We have Diamond the Hard, Graphite the Slippery, Buckminster-Fullerene the Globular and it's extended Nanotubes, and now Graphene the Super-Conductor / Semi-Conductor / Alcohol Concentrator.
Not only that but someone at El Reg does seem to be in love with you Carbon. ;-)
"...layering graphene between atomic planes of boron nitride and molybdenum disulphide.
Not a bad effort really for a mixture of a kind of pencil lead, a hard high-speed cutting material and a bit of high-temperature dry lubricant.
I never thought quantum tunneling could be quite so prosaic. For those who frequent machine shops, it's time to pay much more reverence to these humble materials. Yuh never know, your next career advancement might find you trading slot drills and endmills for the wave equation and junction potentials.
>;-)
Graham Wilson,thats not as odd as you might think, it always seems odd to me that the nano guys dont really talk to the tried and trusted mechanical engineers and how they solve problems and simplify things to make them work in the real world outside the lab every day, they should be talking on a daily schedule in all field's bio mechanics too, to you guys.

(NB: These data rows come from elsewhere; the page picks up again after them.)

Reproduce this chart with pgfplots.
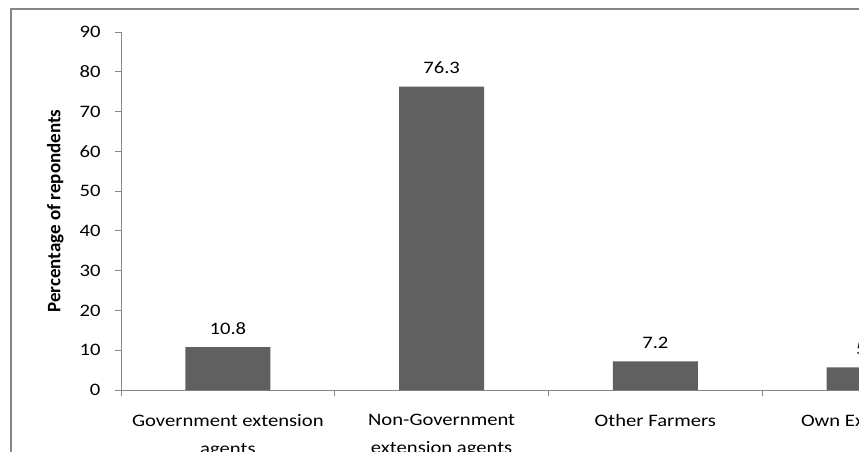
\documentclass[border=0pt]{standalone}
\usepackage{fontspec}
\setmainfont{Carlito}
\newfontfamily\tickfont{Carlito}[FakeStretch=1.18]
\usepackage{pgfplots}
\pgfplotsset{compat=1.18}
\definecolor{barcol}{RGB}{96,96,96}
\definecolor{axcol}{RGB}{134,134,134}
\newcommand{\tf}{\tickfont\fontsize{17.5}{24.5}\selectfont}
\newcommand{\xf}{\tickfont\fontsize{17.5}{28}\selectfont}
\begin{document}
\begin{tikzpicture}[x=1pt,y=1pt]
\path[use as bounding box, clip] (0,0) rectangle (859,-452);
\fill[white] (0,0) rectangle (859,-452);
\draw[axcol, line width=1.3pt] (11,-9) rectangle (1000,-600);
\begin{axis}[
  at={(121pt,-390pt)}, anchor=south west,
  scale only axis, width=855pt, height=358pt,
  xmin=-0.5, xmax=3.5, ymin=0, ymax=90,
  axis x line*=bottom, axis y line*=left,
  axis line style={axcol, line width=1pt},
  ytick={0,10,...,90},
  xtick={-0.5,0.5,1.5,2.5,3.5},
  x tick label as interval,
  xticklabels={{Government extension\\agents},{Non-Government\\extension agents},{Other Farmers},{Own Experience}},
  xticklabel style={align=center, font=\xf, yshift=-15pt},
  yticklabel style={font=\tf, xshift=-11pt},
  /pgf/number format/assume math mode=true,
  tick align=outside, major tick length=6pt,
  tick style={axcol, line width=1pt},
  ylabel={Percentage of repondents},
  ylabel shift=9pt,
  ylabel style={font=\bfseries\fontsize{19}{22}\selectfont},
  ybar, bar width=85pt,
  nodes near coords,
  every node near coord/.append style={font=\tf, yshift=9pt, /pgf/number format/assume math mode=true},
]
\addplot[fill=barcol, draw=none] coordinates {(0,10.8) (1,76.3) (2,7.2) (3,5.7)};
\end{axis}
\end{tikzpicture}
\end{document}
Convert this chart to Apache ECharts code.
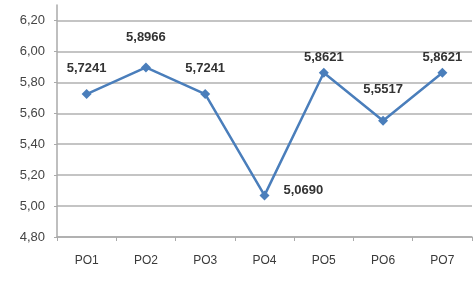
<!DOCTYPE html>
<html>
<head>
<meta charset="utf-8">
<script src="https://cdn.jsdelivr.net/npm/echarts@6/dist/echarts.min.js"></script>
<style>
  html, body { margin: 0; padding: 0; background: #fff; }
  #chart { width: 475px; height: 285px; }
</style>
</head>
<body>
<div id="chart"></div>
<script>
// categories and values
const categories = ['PO1', 'PO2', 'PO3', 'PO4', 'PO5', 'PO6', 'PO7']
const values = [5.7241, 5.8966, 5.7241, 5.0690, 5.8621, 5.5517, 5.8621]
const labelTexts = ['5,7241', '5,8966', '5,7241', '5,0690', '5,8621', '5,5517', '5,8621']

// where each value label sits relative to its point
const labelPos = ['top', 'top', 'top', 'right', 'top', 'top', 'top']
const labelGap = [14, 18, 14, 14, 4, 20, 4]

const chart = echarts.init(document.getElementById('chart'))

const seriesData = values.map((v, i) => ({
  value: v,
  label: {
    position: labelPos[i],
    distance: labelGap[i],
    offset: labelPos[i] === 'right' ? [0, -5] : [0, 0],
    formatter: labelTexts[i]
  }
}))

chart.setOption({
  animation: false,
  backgroundColor: '#fff',
  grid: { left: 57, right: 3, top: 5, bottom: 48 },
  xAxis: {
    type: 'category',
    data: categories,
    axisLine: { lineStyle: { color: '#aaa', width: 1.5 } },
    axisTick: { show: true, length: 4, lineStyle: { color: '#aaa' } },
    axisLabel: {
      margin: 18,
      color: '#3a3a3a',
      fontSize: 12,
      fontFamily: 'Liberation Sans'
    }
  },
  yAxis: {
    type: 'value',
    min: 4.8,
    max: 6.3,
    interval: 0.2,
    axisLine: { show: true, lineStyle: { color: '#aaa', width: 1.5 } },
    axisTick: { show: true, length: 3, lineStyle: { color: '#aaa' } },
    axisLabel: {
      margin: 12,
      color: '#444',
      fontSize: 13,
      fontFamily: 'Liberation Sans',
      showMaxLabel: false,
      formatter: v => v.toFixed(2).replace('.', ',')
    },
    splitLine: { showMaxLine: false, lineStyle: { color: '#c4c4c4', width: 2 } }
  },
  series: [
    {
      type: 'line',
      data: seriesData,
      symbol: 'diamond',
      symbolSize: 10,
      lineStyle: { color: '#4a7ebb', width: 2.5 },
      itemStyle: { color: '#4a7ebb' },
      label: {
        show: true,
        color: '#333',
        fontSize: 13,
        fontWeight: 'bold',
        fontFamily: 'Liberation Sans'
      }
    }
  ]
})
</script>
</body>
</html>
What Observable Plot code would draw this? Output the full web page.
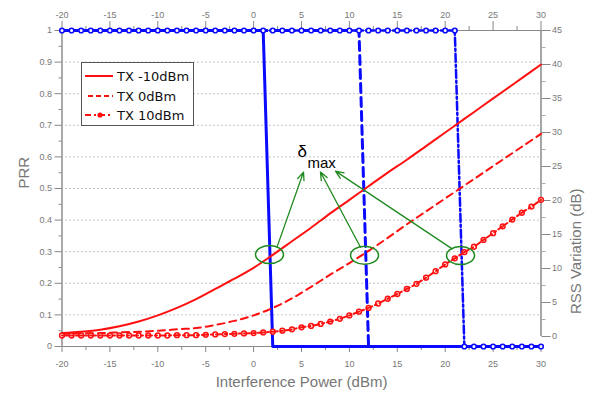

late to the party i know but....
i wonder if the Manchester prof's Andre and Konstantin ever nipped down the road and looked at doping their Graphene with "Blue John" given thats a mineral you cant get anywhere but the north west England http://www.mindat.org/min-698.html , or even looked at its properties/Makeup at these scales.
i always like reading and being inspired to make hypothetical hybrid devices by combining several of the current tech as found at http://www.nanodaily.com/ etc
, shame the UK universities cant be bothered to set-up and make popular a daily to advertise their discoveries in an end user UK based central nano news uk site for all like this....
plenty of choice for many a hybrid device if anyone large or small cares to try and make something viable for the UK markets in limited quantity.